### WHAT IS ASKED
Extract, in full, the lines below, beginning at the first and ending with the line that contains "import pandas as pd". Pictures do not belong in the copy.
## BEGIN
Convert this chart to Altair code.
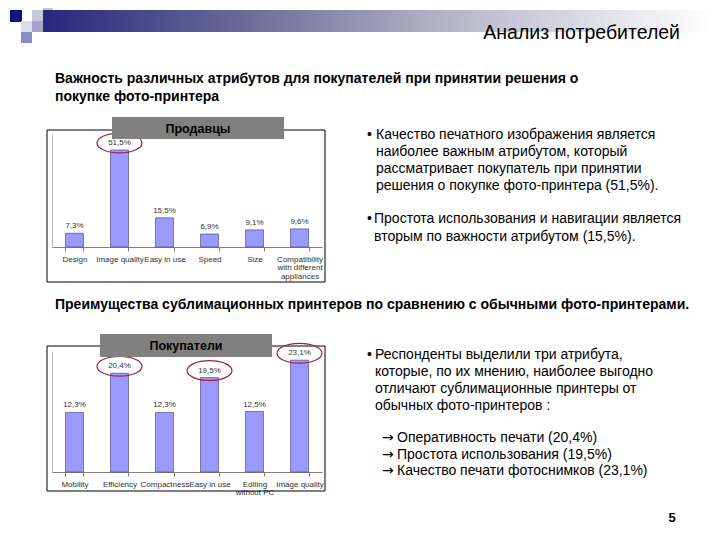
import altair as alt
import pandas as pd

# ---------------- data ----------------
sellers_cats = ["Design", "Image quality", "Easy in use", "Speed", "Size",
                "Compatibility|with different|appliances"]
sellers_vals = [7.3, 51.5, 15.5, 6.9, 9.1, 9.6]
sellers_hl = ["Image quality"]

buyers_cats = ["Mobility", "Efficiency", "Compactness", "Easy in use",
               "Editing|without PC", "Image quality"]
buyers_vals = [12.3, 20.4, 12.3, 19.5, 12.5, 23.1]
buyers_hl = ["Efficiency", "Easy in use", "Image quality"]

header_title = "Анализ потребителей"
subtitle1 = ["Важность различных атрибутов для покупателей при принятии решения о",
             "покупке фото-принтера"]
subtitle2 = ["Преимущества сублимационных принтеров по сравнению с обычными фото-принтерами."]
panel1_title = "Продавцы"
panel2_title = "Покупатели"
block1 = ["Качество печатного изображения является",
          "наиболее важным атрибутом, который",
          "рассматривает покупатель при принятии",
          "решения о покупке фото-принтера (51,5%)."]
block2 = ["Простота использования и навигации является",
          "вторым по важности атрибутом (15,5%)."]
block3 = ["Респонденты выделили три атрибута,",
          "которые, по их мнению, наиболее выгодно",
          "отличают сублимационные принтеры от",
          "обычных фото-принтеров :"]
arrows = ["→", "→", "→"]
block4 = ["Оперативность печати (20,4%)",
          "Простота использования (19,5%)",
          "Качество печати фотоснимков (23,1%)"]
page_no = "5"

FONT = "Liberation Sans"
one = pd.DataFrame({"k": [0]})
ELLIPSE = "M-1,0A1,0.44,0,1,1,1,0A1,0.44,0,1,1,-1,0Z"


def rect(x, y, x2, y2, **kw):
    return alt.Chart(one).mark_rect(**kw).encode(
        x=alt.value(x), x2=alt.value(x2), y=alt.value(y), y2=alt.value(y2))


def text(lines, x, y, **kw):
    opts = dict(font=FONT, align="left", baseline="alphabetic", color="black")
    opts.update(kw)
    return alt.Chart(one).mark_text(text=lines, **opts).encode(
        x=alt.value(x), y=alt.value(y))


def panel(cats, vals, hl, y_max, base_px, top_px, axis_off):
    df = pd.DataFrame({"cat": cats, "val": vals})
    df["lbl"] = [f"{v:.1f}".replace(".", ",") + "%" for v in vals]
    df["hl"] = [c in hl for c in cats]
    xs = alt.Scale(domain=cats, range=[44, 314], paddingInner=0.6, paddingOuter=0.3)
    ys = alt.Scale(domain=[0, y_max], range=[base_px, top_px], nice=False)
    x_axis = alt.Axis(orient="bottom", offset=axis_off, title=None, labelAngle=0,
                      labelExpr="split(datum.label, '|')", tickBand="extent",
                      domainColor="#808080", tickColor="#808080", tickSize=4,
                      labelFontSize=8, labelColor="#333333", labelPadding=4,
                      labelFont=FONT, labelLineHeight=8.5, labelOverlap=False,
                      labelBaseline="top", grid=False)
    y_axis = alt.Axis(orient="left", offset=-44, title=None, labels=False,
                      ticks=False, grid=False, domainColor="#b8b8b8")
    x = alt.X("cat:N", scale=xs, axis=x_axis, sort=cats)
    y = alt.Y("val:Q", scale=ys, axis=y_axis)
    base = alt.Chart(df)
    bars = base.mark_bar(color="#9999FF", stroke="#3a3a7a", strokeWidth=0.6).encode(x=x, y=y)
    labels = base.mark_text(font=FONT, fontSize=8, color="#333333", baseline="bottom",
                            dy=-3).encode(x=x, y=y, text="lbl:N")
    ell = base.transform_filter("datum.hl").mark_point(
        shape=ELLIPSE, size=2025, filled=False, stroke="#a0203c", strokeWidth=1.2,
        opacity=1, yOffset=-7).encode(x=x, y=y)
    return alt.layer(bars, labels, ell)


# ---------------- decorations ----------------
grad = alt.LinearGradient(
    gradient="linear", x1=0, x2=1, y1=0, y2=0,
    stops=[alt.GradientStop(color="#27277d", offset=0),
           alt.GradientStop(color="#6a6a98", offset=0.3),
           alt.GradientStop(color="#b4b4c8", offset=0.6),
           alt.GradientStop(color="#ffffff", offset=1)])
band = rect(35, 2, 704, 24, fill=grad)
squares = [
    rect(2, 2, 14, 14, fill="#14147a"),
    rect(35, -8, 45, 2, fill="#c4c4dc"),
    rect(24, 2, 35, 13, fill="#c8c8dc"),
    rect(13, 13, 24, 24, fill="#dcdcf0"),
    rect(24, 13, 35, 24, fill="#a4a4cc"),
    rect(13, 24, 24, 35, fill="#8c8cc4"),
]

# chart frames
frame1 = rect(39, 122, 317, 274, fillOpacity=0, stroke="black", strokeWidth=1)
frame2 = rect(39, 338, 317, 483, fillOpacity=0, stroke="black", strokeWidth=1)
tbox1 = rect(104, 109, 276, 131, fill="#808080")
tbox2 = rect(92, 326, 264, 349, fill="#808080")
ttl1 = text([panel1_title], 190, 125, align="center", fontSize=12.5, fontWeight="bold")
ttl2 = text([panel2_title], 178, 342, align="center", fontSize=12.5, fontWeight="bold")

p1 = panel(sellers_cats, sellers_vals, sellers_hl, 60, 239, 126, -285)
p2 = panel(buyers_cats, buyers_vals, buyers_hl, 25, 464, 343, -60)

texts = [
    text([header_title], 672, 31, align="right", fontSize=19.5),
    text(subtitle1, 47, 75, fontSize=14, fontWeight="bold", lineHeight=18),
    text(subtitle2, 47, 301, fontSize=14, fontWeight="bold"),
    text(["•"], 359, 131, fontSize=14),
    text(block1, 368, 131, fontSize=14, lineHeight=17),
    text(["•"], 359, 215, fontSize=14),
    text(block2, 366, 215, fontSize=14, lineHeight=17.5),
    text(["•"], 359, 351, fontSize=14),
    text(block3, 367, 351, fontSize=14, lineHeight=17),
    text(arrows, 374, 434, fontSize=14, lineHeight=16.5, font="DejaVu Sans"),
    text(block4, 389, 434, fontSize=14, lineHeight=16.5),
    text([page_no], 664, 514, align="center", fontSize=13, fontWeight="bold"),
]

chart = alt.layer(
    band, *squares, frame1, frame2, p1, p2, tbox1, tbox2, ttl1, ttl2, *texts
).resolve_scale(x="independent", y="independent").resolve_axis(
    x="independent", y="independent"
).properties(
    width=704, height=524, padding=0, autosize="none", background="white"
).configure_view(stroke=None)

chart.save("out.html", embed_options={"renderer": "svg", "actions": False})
## END
### WRITTEN SOLUTION
Convert this chart to Altair code.
import altair as alt
import pandas as pd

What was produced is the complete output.